Friday, September 22, 2006

balance

It used to be, when I heard the phrase “life is a balancing act,” I would picture a tightrope walker, tottering precariously on a wire with a long pole and slippered feet. In some ways, this image still fits my life, especially if you add a pile of dirty dishes, scout badge requirements, a stack of ungraded essays, and a grocery list on one side of the pole and a soccer schedule, math homework and hungry baby on the other. While you’re at it, grease the pole. There. That’s about right.

But recently I’ve decided the balancing act that is my life looks more like this Vermeer painting.



Thanks to my trusty etymological dictionary, I know that the word balance comes from bi (two) and lanx (plates). A balance consists of a central beam with two plates suspended from its ends. It began as an ancient tool for measuring weight. Somewhere along the line it also became associated with judgment.


The ancient Egyptians spoke of the weighing of the heart after death to determine one’s worthiness to enter the afterlife. If the heart – on the left side of the scale – weighed more than the feather – on the right – then it was deemed too burdened with bad deeds and cares of this life and was devoured by the croco-hippo beast crouching hungrily beneath the scale.

Another famous “life weighed in the balance” image is above the portal of the Autun cathedral in France.
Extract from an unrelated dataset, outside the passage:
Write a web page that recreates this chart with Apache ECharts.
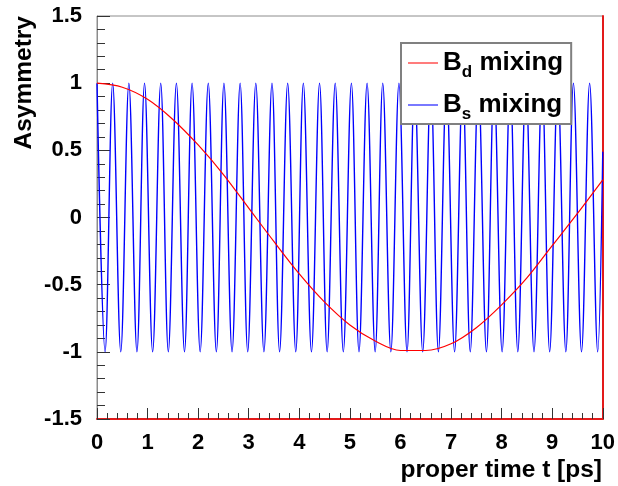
<!DOCTYPE html>
<html>
<head>
<meta charset="utf-8">
<script src="https://cdn.jsdelivr.net/npm/echarts@6/dist/echarts.min.js"></script>
<style>
  html, body { margin: 0; padding: 0; background: #ffffff; }
  #chart { width: 618px; height: 486px; }
</style>
</head>
<body>
<div id="chart"></div>
<script>
// Bd mixing asymmetry, sampled every 0.5 ps
const timeBd = [0, 0.5, 1, 1.5, 2, 2.5, 3, 3.5, 4, 4.5, 5, 5.5, 6, 6.5, 7, 7.5, 8, 8.5, 9, 9.5, 10];
const asymBd = [1.00, 0.97, 0.88, 0.73, 0.54, 0.32, 0.07, -0.18, -0.42, -0.63, -0.80, -0.92, -0.99, -0.99, -0.94, -0.82, -0.65, -0.45, -0.21, 0.03, 0.28];

// Bs mixing asymmetry: turning points of the fast oscillation plus the end value
const timeBs = [
  0, 0.16, 0.31, 0.47, 0.63, 0.79, 0.94, 1.10, 1.26, 1.41,
  1.57, 1.73, 1.88, 2.04, 2.20, 2.36, 2.51, 2.67, 2.83, 2.98,
  3.14, 3.30, 3.46, 3.61, 3.77, 3.93, 4.08, 4.24, 4.40, 4.55,
  4.71, 4.87, 5.03, 5.18, 5.34, 5.50, 5.65, 5.81, 5.97, 6.13,
  6.28, 6.44, 6.60, 6.75, 6.91, 7.07, 7.23, 7.38, 7.54, 7.70,
  7.85, 8.01, 8.17, 8.32, 8.48, 8.64, 8.80, 8.95, 9.11, 9.27,
  9.42, 9.58, 9.74, 9.90, 10
];
const asymBs = [
  1, -1, 1, -1, 1, -1, 1, -1, 1, -1,
  1, -1, 1, -1, 1, -1, 1, -1, 1, -1,
  1, -1, 1, -1, 1, -1, 1, -1, 1, -1,
  1, -1, 1, -1, 1, -1, 1, -1, 1, -1,
  1, -1, 1, -1, 1, -1, 1, -1, 1, -1,
  1, -1, 1, -1, 1, -1, 1, -1, 1, -1,
  1, -1, 1, -1, 0.49
];

const seriesNames = ['Bd mixing', 'Bs mixing'];
const seriesSubs = ['d', 's'];
const xTitle = 'proper time t [ps]';
const yTitle = 'Asymmetry';

const FONT = "'Liberation Sans', Arial, Helvetica, sans-serif";

const zip = (xs, ys) => xs.map((x, i) => [x, ys[i]]);

const chart = echarts.init(document.getElementById('chart'), null, { renderer: 'canvas' });

chart.setOption({
  animation: false,
  backgroundColor: '#ffffff',
  grid: {
    left: 97, right: 15, top: 16, bottom: 67,
    show: true, borderColor: '#8c8c8c', borderWidth: 1, backgroundColor: 'transparent'
  },
  xAxis: {
    type: 'value', min: 0, max: 10, interval: 1,
    axisLine: { show: true, onZero: false, lineStyle: { color: '#e31a1a', width: 2 } },
    axisTick: { show: true, inside: true, length: 11, lineStyle: { color: '#333', width: 1 } },
    minorTick: { show: true, splitNumber: 5, length: 6, lineStyle: { color: '#333', width: 1 } },
    splitLine: { show: false },
    axisLabel: { margin: 13, color: '#000', fontFamily: FONT, fontWeight: 'bold', fontSize: 22 }
  },
  yAxis: [{
    type: 'value', min: -1.5, max: 1.5, interval: 0.5,
    axisLine: { show: true, onZero: false, lineStyle: { color: '#8c8c8c', width: 1 } },
    axisTick: { show: true, inside: true, length: 13, lineStyle: { color: '#333', width: 1 } },
    minorTick: { show: true, splitNumber: 5, length: 8, lineStyle: { color: '#333', width: 1 } },
    splitLine: { show: false },
    axisLabel: { margin: 15, color: '#000', fontFamily: FONT, fontWeight: 'bold', fontSize: 22 }
  }, {
    type: 'value', min: -1.5, max: 1.5, interval: 0.5, position: 'right',
    axisLine: { show: true, onZero: false, lineStyle: { color: '#e31a1a', width: 2 } },
    axisTick: { show: false }, axisLabel: { show: false }, splitLine: { show: false }
  }],
  legend: {
    data: seriesNames,
    orient: 'vertical',
    left: 401, top: 43,
    padding: [7, 8, 1, 7],
    itemGap: 11,
    itemWidth: 30, itemHeight: 1.5,
    icon: 'rect',
    backgroundColor: '#ffffff',
    borderColor: '#808080', borderWidth: 2,
    selectedMode: false,
    formatter: name => '{b|B}{s|' + seriesSubs[seriesNames.indexOf(name)] + '}{b| mixing}',
    textStyle: {
      color: '#000', fontFamily: FONT, fontWeight: 'bold',
      rich: {
        b: { fontFamily: FONT, fontWeight: 'bold', fontSize: 26, lineHeight: 26, color: '#000' },
        s: { fontFamily: FONT, fontWeight: 'bold', fontSize: 17, height: 7, lineHeight: 7, verticalAlign: 'bottom', color: '#000' }
      }
    }
  },
  series: [{
    name: seriesNames[1], type: 'line', data: zip(timeBs, asymBs),
    showSymbol: false, symbol: 'none', smooth: 0.36,
    lineStyle: { color: '#0000ff', width: 1.4 }, itemStyle: { color: '#4d4dff' }, z: 2
  }, {
    name: seriesNames[0], type: 'line', data: zip(timeBd, asymBd),
    showSymbol: false, symbol: 'none', smooth: 0.33,
    lineStyle: { color: '#ff0000', width: 1.2 }, itemStyle: { color: '#ff5050' }, z: 3
  }],
  graphic: [{
    type: 'text', x: 24, y: 16, rotation: Math.PI / 2,
    style: { text: yTitle, fill: '#000', font: 'bold 24.5px ' + FONT, align: 'right', verticalAlign: 'middle' }
  }, {
    type: 'text', x: 602, y: 470,
    style: { text: xTitle, fill: '#000', font: 'bold 24.5px ' + FONT, align: 'right', verticalAlign: 'middle' }
  }]
});
</script>
</body>
</html>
Here Michael the archangel weighs a soul in one basket while demons climb on the other, trying to tip the scales in their favor.
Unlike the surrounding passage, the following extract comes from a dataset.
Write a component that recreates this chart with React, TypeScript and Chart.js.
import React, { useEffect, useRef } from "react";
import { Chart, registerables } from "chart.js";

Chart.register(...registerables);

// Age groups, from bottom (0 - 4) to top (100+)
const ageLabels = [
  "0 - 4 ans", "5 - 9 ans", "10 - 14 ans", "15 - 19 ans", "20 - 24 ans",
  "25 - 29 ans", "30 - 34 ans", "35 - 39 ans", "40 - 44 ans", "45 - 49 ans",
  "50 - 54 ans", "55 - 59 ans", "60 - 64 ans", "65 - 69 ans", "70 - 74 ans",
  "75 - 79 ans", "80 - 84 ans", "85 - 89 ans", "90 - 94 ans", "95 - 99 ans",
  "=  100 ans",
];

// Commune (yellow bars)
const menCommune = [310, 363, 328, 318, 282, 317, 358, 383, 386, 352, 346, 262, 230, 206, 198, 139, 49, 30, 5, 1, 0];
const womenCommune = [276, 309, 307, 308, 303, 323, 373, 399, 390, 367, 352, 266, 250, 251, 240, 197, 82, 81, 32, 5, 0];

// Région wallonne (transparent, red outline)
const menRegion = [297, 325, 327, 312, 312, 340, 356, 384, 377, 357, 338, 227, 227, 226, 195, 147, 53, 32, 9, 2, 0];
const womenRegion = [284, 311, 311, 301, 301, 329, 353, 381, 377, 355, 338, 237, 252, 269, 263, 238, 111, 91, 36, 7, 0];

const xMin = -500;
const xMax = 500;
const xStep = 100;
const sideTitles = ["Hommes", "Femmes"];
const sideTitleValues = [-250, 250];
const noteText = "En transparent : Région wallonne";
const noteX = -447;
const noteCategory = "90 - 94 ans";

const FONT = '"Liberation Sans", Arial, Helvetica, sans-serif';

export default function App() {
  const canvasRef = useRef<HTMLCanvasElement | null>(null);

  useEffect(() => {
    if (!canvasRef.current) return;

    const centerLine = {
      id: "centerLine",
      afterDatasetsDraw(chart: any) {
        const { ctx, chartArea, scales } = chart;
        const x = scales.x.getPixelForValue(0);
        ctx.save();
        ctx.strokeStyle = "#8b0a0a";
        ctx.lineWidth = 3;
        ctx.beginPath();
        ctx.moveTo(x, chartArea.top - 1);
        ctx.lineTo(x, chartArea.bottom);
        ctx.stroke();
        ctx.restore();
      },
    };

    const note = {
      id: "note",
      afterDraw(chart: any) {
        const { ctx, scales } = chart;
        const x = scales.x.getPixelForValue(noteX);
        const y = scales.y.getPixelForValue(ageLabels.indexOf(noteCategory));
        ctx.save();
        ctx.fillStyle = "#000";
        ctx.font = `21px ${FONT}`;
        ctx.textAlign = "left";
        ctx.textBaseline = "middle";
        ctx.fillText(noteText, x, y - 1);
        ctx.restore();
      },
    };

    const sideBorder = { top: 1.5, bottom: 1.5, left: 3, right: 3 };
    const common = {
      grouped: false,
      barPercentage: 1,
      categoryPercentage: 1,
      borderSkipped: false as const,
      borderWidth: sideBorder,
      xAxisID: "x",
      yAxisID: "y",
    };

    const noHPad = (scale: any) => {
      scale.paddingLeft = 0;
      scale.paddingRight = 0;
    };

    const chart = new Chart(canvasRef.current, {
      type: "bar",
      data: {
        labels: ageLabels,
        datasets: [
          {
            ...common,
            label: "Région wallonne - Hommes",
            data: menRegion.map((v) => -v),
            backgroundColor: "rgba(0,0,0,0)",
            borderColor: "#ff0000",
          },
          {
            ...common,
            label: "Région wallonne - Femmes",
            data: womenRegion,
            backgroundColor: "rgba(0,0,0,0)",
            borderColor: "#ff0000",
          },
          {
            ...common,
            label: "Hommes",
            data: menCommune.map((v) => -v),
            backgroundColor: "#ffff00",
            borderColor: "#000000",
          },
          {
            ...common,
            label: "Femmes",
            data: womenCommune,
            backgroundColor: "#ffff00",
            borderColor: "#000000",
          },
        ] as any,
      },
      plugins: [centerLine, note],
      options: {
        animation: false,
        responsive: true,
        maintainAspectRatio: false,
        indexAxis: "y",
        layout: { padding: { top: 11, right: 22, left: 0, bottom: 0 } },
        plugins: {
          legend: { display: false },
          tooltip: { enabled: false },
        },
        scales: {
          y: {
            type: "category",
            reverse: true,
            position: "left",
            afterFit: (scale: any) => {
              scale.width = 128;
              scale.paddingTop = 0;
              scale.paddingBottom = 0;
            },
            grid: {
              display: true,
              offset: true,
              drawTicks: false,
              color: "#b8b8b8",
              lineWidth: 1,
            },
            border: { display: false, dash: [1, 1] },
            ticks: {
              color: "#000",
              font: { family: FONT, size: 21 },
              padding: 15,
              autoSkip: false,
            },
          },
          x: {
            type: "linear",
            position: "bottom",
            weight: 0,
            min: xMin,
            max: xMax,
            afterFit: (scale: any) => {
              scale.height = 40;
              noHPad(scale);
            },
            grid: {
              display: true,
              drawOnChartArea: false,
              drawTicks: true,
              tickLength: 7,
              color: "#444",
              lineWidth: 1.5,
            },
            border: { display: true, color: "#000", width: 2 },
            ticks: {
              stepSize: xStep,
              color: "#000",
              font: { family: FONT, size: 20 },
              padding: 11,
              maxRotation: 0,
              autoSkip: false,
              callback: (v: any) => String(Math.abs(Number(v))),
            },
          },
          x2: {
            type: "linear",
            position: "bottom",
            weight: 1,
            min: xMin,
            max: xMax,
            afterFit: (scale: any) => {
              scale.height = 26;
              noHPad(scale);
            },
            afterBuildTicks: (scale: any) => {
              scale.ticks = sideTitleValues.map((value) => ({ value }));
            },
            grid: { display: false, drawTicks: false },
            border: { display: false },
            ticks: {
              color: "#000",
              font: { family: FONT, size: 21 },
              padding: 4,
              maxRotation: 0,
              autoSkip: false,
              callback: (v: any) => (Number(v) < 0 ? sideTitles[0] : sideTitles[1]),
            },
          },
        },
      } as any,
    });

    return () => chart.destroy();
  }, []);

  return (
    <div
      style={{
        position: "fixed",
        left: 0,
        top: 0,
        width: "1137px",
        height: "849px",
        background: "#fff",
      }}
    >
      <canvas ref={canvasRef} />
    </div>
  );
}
When I say my life is more like this kind of balance, I don’t mean that demons are after me or that beasts sit at the ready to eat my heart out….although some days I do wonder….
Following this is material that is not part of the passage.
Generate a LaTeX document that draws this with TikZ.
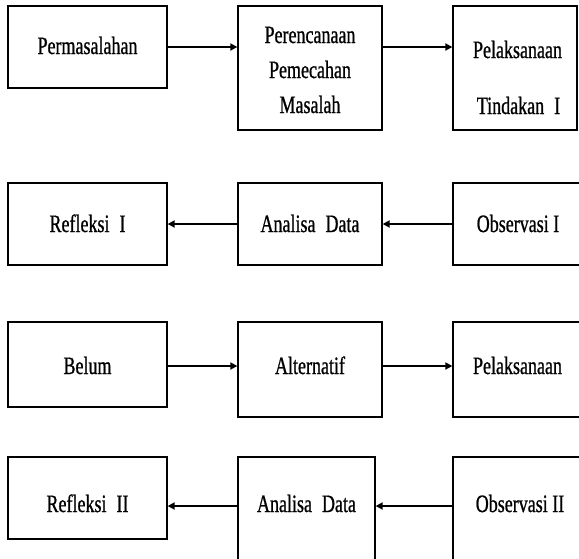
\documentclass[tikz,border=0pt]{standalone}
\usepackage{fontspec}
\setmainfont[FakeStretch=0.72,FakeBold=0.8]{Liberation Serif}
\usetikzlibrary{arrows.meta}
\begin{document}
\begin{tikzpicture}[x=1pt,y=-1pt,
  box/.style={draw=black, line width=1.3pt, rectangle, inner sep=0pt},
  lbl/.style={anchor=base, inner sep=0pt, font=\fontsize{25}{35}\selectfont},
  arr/.style={line width=2.2pt, -{Triangle[length=7pt,width=7pt]}}]
\useasboundingbox (0,0) rectangle (579,558);
\clip (0,0) rectangle (579,558);
% row 1
\node[box, minimum width=159, minimum height=82]  (A) at (87.5,47) {};
\node[box, minimum width=144, minimum height=124] (B) at (310,68) {};
\node[box, minimum width=124, minimum height=124] (C) at (515,68) {};
% row 2
\node[box, minimum width=159, minimum height=82] (D) at (87.5,224) {};
\node[box, minimum width=144, minimum height=82] (E) at (310,224) {};
\node[box, minimum width=147, minimum height=82] (F) at (526.5,224) {};
% row 3
\node[box, minimum width=159, minimum height=85] (G) at (87.5,364.5) {};
\node[box, minimum width=144, minimum height=95] (H) at (310,369.5) {};
\node[box, minimum width=147, minimum height=95] (I) at (526.5,369.5) {};
% row 4
\node[box, minimum width=159, minimum height=82]  (J) at (87.5,498) {};
\node[box, minimum width=137, minimum height=123] (K) at (306.5,518.5) {};
\node[box, minimum width=147, minimum height=123] (L) at (526.5,518.5) {};
% texts
\node[lbl] (tA) at (87.5,54) {Permasalahan};
\node[lbl] (tB1) at (310,43) {Perencanaan};
\node[lbl] (tB2) at (310,78) {Pemecahan};
\node[lbl] (tB3) at (310,113) {Masalah};
\node[lbl] (tC1) at (517.5,58) {Pelaksanaan};
\node[lbl] (tC2) at (518.5,114) {Tindakan\hspace{0.4em}I};
\node[lbl] (tD) at (87.5,232) {Refleksi\hspace{0.4em}I};
\node[lbl] (tE) at (310,232) {Analisa\hspace{0.4em}Data};
\node[lbl] (tF) at (518,232) {Observasi I};
\node[lbl] (tG) at (87.5,374) {Belum};
\node[lbl] (tH) at (310,374) {Alternatif};
\node[lbl] (tI) at (517.5,374) {Pelaksanaan};
\node[lbl] (tJ) at (87.5,512) {Refleksi\hspace{0.4em}II};
\node[lbl] (tK) at (306.5,512) {Analisa\hspace{0.4em}Data};
\node[lbl] (tL) at (520,512) {Observasi II};
% row coordinates
\coordinate (r3) at (0,366);
\coordinate (r4) at (0,506);
% arrows
\draw[arr] (A.east) -- (B.west |- A.east);
\draw[arr] (B.east |- A.east) -- (C.west |- A.east);
\draw[arr] (F.west) -- (E.east);
\draw[arr] (E.west) -- (D.east);
\draw[arr] (G.east |- r3) -- (H.west |- r3);
\draw[arr] (H.east |- r3) -- (I.west |- r3);
\draw[arr] (L.west |- r4) -- (K.east |- r4);
\draw[arr] (K.west |- r4) -- (J.east |- r4);
\end{tikzpicture}
\end{document}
What I really mean is that my life continually requires weighing things in the balance – not exactly JUDGMENT DAY!s but lots and lots of judgment moments. The woman in Vermeer’s painting stands in front of a traditional painting of The Judgment Day. But her expression and gestures show that she is contemplating something far more personal. She holds a balance – empty on both sides – and cocks her head slightly as she studies it. She’s thinking about something. Weighing a decision out in her mind. Nothing in the painting implies that the moment is monumental. Her face looks thoughtful but not worried; her hand gently lifts the balance with a delicate pinky extended; the light bathes her softly from the side just like every other Vermeer painting of ordinary women pouring milk or reading letters or tatting lace.

I see myself in this woman. In addition to the fact that my clothes also make me look pregnant, I do a fair amount of balancing. I don’t usually get to stop and contemplate before each one, but I make a million small, day to day, minute to minute decisions. And I believe my life and my character are defined by those decisions. Do I put in a video for my 4 year old to watch so I can take that nap I so desperately crave or do I pull up a floor and spend some quality Lego time with him? Do I let that snide remark escape my lips or do I refrain? Do I eat that butterscotch chip cookie or do I just. back. away. from. the. counter?

I’m not so sure that we’re going to need a big line ‘em all up and sort out the good from the wicked kind of Final Judgment. Maybe the weighing of the souls is already in progress.

Tags: balance, art, Vermeer, last judgment

1 comment:

Loralee Choate said...

I adore Vermeer, as does my best friend. I managed to score entrance 10 years ago to the showing at the Smithsonian and I will NEVER forget the beauty of it.